A recent study published in the Archives of Internal Medicine sheds some new light into the reason why we have seen these apparently contradictory results (Yang, Liu, & Kuklina, 2011). As one of the study investigators, Dr. Kuklina, notes, “This is the first large, nationwide study where we followed a pretty big cohort of people and looked at sodium and potassium at the same time.” The examined over 12,000 people for all cause and cardiovascular risk as part of the Third National Health and Nutritional Examination Survey (NHANES III). What they found over a 15 year period was that the highest risk group had a very high ratio of sodium to potassium in their diet. Previous analytic concentration focusing on only half the equation would explain the dichotomous findings over the years. As sodium increased, risk increased about 20% for every 1000mg/day. However, for every 1000mg/day increase in potassium, the risk decreased about 20%. Thus, based on these findings what is of paramount import is maintaining a sodium/potassium ratio less than 1.
What does this mean?
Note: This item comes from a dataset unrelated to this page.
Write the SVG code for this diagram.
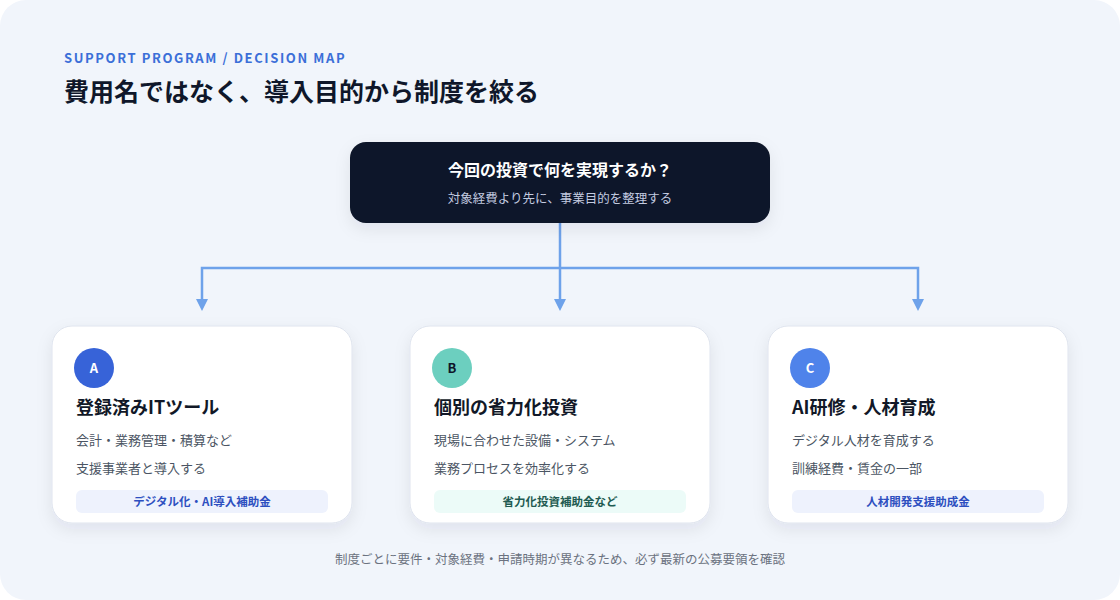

It means even more evidence to be following our Grassroots Gourmet™ principles. Firstly, Fast/Junk food is often loaded with sodium, which is why we strive to be aware and avoid the call of the junk food fast food siren. Second we want to be fresh-but no adultery! Over 75% of our intake of sodium each day is derived from pre-packaged, processed and prepared food. When using sodium to season and create a perfectly balanced and delicious meal, we add only about 5% of what is our daily intake. Not only that, but processing adulterates and alters the composition of our food in a potentially detrimental way. As noted by the study authors, a 100g (about 3 ½ ounces) serving of natural wholesome fresh pork contains roughly 60 mg of sodium and about 340mg of potassium. But if you industrially process that into the average deli ham you end up with 920mg of sodium and only 240mg of potassium. Avoiding fast food and preprocessed adulterated food will help reduce sodium intake. Consuming foods rich in potassium such as fruit (apricots, bananas, avocados, tomatoes, cantaloupes and oranges for example), vegetables (like beets, brussel sprouts, lima beans, winter squash, potatoes and spinach) and legumes like peanuts as well as yogurt will contribute to increasing potassium intake. As with all things in Nature, it’s about the balance.